Perhaps the Massachusetts senator would prefer Recep Tayyip Erdogan instead.

WHAT WILL ERDOGAN DO IF HE LOSES TURKEY’S ELECTIONS

The Turkish president embraced Modern Monetary Theory, bullying Turkey’s central bank into slashing interest rates even as inflation hit double digits. Since September 2021, the Turkish central bank has slashed interest rates from 19% to less than 9%. In that time, inflation more than doubled from nearly 20% to more than 50%, reaching nearly 80% late last year. Over the past year, the lira has fallen 25% against the U.S. dollar.

Erdogan’s moronic monetary policy may be motivated by his interpretation of Islamic finance, and Warren’s by the equally onerous religion of progressivism. But their dogmatic oppositions to rational and practical economic analysis are the same. Under the mantle of populism, Erdogan has executed the monetary policy that Warren can only dream of.
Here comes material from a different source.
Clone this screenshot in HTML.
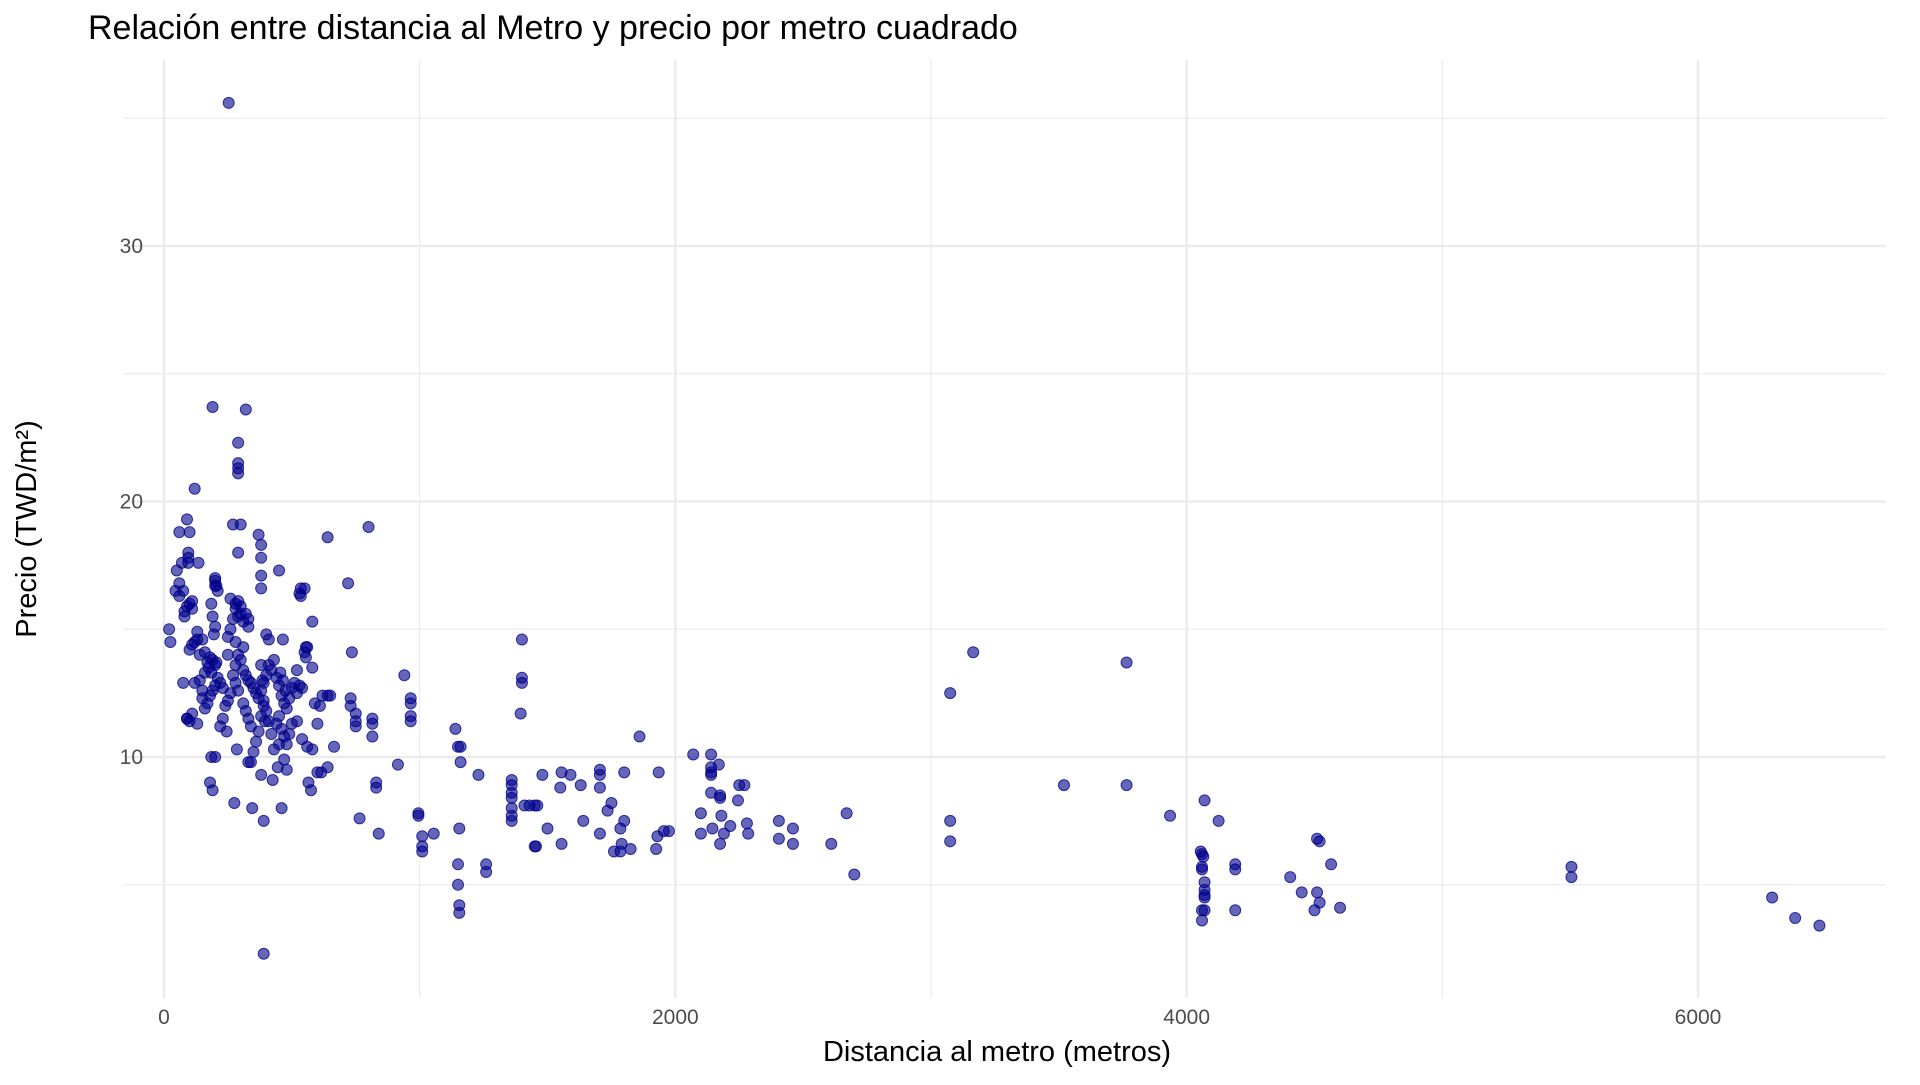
<!DOCTYPE html>
<html><head><meta charset="utf-8">
<style>
html,body{margin:0;padding:0;background:#fff;}
svg text{font-family:"Liberation Sans",Arial,sans-serif;}
</style></head>
<body>
<svg id="chart" width="1920" height="1080" viewBox="0 0 1920 1080" xmlns="http://www.w3.org/2000/svg">
<rect width="1920" height="1080" fill="#fff"/>
<text x="88" y="39" font-size="34" fill="#000">Relación entre distancia al Metro y precio por metro cuadrado</text>
<g id="grid"></g>
<g id="ticks"></g>
<g id="points"></g>
<text x="997" y="1061" font-size="29" text-anchor="middle" fill="#000">Distancia al metro (metros)</text>
<text transform="translate(36,529) rotate(-90)" font-size="29" text-anchor="middle" fill="#000">Precio (TWD/m²)</text>
</svg>
<script>
const xMajor=[0,2000,4000,6000];
const xMinor=[1000,3000,5000];
const yMajor=[10,20,30];
const yMinor=[5,15,25,35];
const xTickLabels=["0","2000","4000","6000"];
const yTickLabels=["10","20","30"];
const distancia=[253,190,320,290,290,290,290,120,90,60,100,270,300,370,380,380,380,380,640,800,450,720,535,535,550,50,60,45,75,95,95,95,200,200,290,20,25,80,110,135,465,580,735,1400,1400,1400,1395,940,620,640,650,530,580,555,730,730,750,750,750,815,815,815,830,830,765,840,915,965,965,965,965,995,995,1010,1010,1010,1055,1140,1150,1160,1160,1230,1155,1150,1150,1155,1155,1260,1260,1360,1360,1360,1360,1360,1360,1360,1410,1430,1450,1460,1450,1455,1480,1500,1555,1590,1550,1555,1630,1640,1705,1705,1705,1705,1735,1750,1760,1785,1790,1785,1800,1800,1825,1860,1935,1930,1925,1955,1975,2070,2100,2100,2140,2140,2140,2140,2140,2170,2175,2175,2180,2175,2145,2190,2215,2245,2250,2270,2280,2285,2405,2405,2460,2460,2610,2670,2700,3075,3075,3075,3165,3520,3765,3765,3935,4070,4125,4055,4060,4065,4060,4060,4070,4070,4070,4070,4060,4070,4060,4190,4190,4190,4405,4450,4510,4520,4510,4520,4500,4565,4600,5505,5505,6290,6380,6475,390,390,460,345,275,190,180,200,185,285,340,380,425,445,480,565,575,615,640,665,600,100,90,130,
100,110,120,130,140,150,160,170,175,180,185,190,200,205,195,200,190,185,205,210,200,260,280,290,300,310,320,330,280,290,300,310,320,330,340,350,360,370,380,390,400,410,420,430,440,450,460,470,480,490,500,510,520,540,550,555,560,450,440,460,470,450,430,420,410,400,390,380,370,360,350,340,330,320,310,290,280,270,260,250,240,230,220,210,200,190,180,170,160,150,220,230,245,500,520,540,560,580,600,590,610,480,490,470,455,465,475,250,260,270,280,300,380,385,390,395,400,410,60,70,80,90,100,110,130,140,150,160,120,110,75,90,520,530,330,250,310,330,280,290];
const precio=[35.6,23.7,23.6,22.3,21.5,21.3,21.1,20.5,19.3,18.8,18.8,19.1,19.1,18.7,18.3,17.8,17.1,16.6,18.6,19.0,17.3,16.8,16.6,16.3,16.6,17.3,16.8,16.5,16.5,18.0,17.6,17.8,17.0,16.7,18.0,15.0,14.5,15.7,16.1,17.6,14.6,15.3,14.1,14.6,13.1,12.9,11.7,13.2,12.4,12.4,12.4,12.8,13.5,14.3,12.3,12.0,11.7,11.4,11.2,11.5,11.3,10.8,9.0,8.8,7.6,7.0,9.7,12.3,12.1,11.6,11.4,7.8,7.7,6.9,6.5,6.3,7.0,11.1,10.4,10.4,9.8,9.3,7.2,5.8,5.0,4.2,3.9,5.8,5.5,9.1,8.9,8.6,8.4,8.0,7.7,7.5,8.1,8.1,8.1,8.1,6.5,6.5,9.3,7.2,9.4,9.3,8.8,6.6,8.9,7.5,9.5,9.3,8.8,7.0,7.9,8.2,6.3,7.2,6.6,6.3,9.4,7.5,6.4,10.8,9.4,6.9,6.4,7.1,7.1,10.1,7.8,7.0,10.1,9.6,9.4,9.3,8.6,9.7,8.5,8.4,7.7,6.6,7.2,7.0,7.3,8.3,8.9,8.9,7.4,7.0,7.5,6.8,7.2,6.6,6.6,7.8,5.4,12.5,7.5,6.7,14.1,8.9,13.7,8.9,7.7,8.3,7.5,6.3,6.2,6.1,5.7,5.6,5.1,4.8,4.6,4.5,4.0,4.0,3.6,5.8,5.6,4.0,5.3,4.7,6.8,6.7,4.7,4.3,4.0,5.8,4.1,5.7,5.3,4.5,3.7,3.4,2.3,7.5,8.0,8.0,8.2,8.7,9.0,10.0,10.0,10.3,9.8,9.3,9.1,9.6,9.5,9.0,8.7,9.4,9.6,10.4,9.4,11.4,11.5,11.3,
14.2,14.4,14.5,14.6,14.0,14.6,14.1,13.7,13.5,13.9,13.3,13.8,13.6,13.7,14.8,15.1,15.5,16.0,16.7,16.5,16.9,16.2,15.8,15.5,15.6,15.3,15.6,15.1,14.5,14.0,13.8,13.4,13.2,13.0,12.9,12.7,12.5,12.3,12.6,12.9,13.2,13.6,13.4,13.8,13.1,12.8,12.4,12.1,11.9,12.3,12.7,12.9,12.5,12.7,14.1,13.9,14.3,11.6,11.3,11.1,10.8,10.5,10.3,10.9,11.4,11.8,12.0,11.6,11.0,10.6,10.2,11.2,11.5,11.8,12.1,12.6,12.9,13.2,12.5,12.2,12.0,12.7,12.9,13.1,12.8,12.6,12.4,12.1,11.9,12.3,11.2,11.5,11.0,11.3,11.4,10.7,10.4,10.3,11.3,12.1,12.0,10.5,10.9,9.9,13.3,13.0,12.6,14.7,15.0,15.4,16.0,15.9,13.6,13.0,12.2,11.4,14.8,14.6,16.3,17.6,15.5,15.9,16.0,15.8,14.9,13.0,12.6,13.3,12.9,11.7,12.9,11.5,13.4,16.4,9.8,14.0,14.3,15.4,13.6,16.1];
const NS="http://www.w3.org/2000/svg";
const X0=164, XS=(1698-164)/6000;
const Y10=757, YS=(757-246)/20;
function sx(v){return X0+v*XS;}
function sy(v){return Y10-(v-10)*YS;}
const PL=124,PR=1886,PT=60,PB=998;
const grid=document.getElementById('grid');
const ticks=document.getElementById('ticks');
function line(x1,y1,x2,y2,w,name){
  const l=document.createElementNS(NS,'line');
  l.setAttribute('x1',x1);l.setAttribute('y1',y1);l.setAttribute('x2',x2);l.setAttribute('y2',y2);
  l.setAttribute('stroke','#ebebeb');l.setAttribute('stroke-width',w);
  
  
  grid.appendChild(l);
}
yMinor.forEach(v=>line(PL,sy(v),PR,sy(v),1.2,'y-minor-gridline'));
xMinor.forEach(v=>line(sx(v),PT,sx(v),PB,1.2,'x-minor-gridline'));
yMajor.forEach(v=>line(PL,sy(v),PR,sy(v),2.4,'y-major-gridline'));
xMajor.forEach(v=>line(sx(v),PT,sx(v),PB,2.4,'x-major-gridline'));
xMajor.forEach((v,i)=>{
  const t=document.createElementNS(NS,'text');
  t.setAttribute('x',sx(v));t.setAttribute('y',1024);
  t.setAttribute('text-anchor','middle');t.setAttribute('font-size','21');t.setAttribute('fill','#4d4d4d');
  t.textContent=xTickLabels[i];
  
  
  ticks.appendChild(t);
});
yMajor.forEach((v,i)=>{
  const t=document.createElementNS(NS,'text');
  t.setAttribute('x',143);t.setAttribute('y',sy(v)+7);
  t.setAttribute('text-anchor','end');t.setAttribute('font-size','21');t.setAttribute('fill','#4d4d4d');
  t.textContent=yTickLabels[i];
  
  
  ticks.appendChild(t);
});
const pts=document.getElementById('points');
for(let i=0;i<Math.min(distancia.length,precio.length);i++){
  const c=document.createElementNS(NS,'circle');
  c.setAttribute('cx',sx(distancia[i]));c.setAttribute('cy',sy(precio[i]));
  c.setAttribute('r',5.5);
  c.setAttribute('fill','rgba(0,0,139,0.6)');
  c.setAttribute('stroke','rgba(0,0,139,0.75)');c.setAttribute('stroke-width','1');
  
  
  pts.appendChild(c);
}
</script>
</body></html>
Yet, seeing the results, who could possibly support it?

Turkey has long been dogged by price instability. Erdogan has blamed foreign intervention while on the campaign trail, but it is really a product of poor political choices within the country. For the past half-century, Ankara has repeatedly financed reckless domestic stimulus with foreign debt. As a consequence, it has had to print money recklessly just to meet its interest obligations.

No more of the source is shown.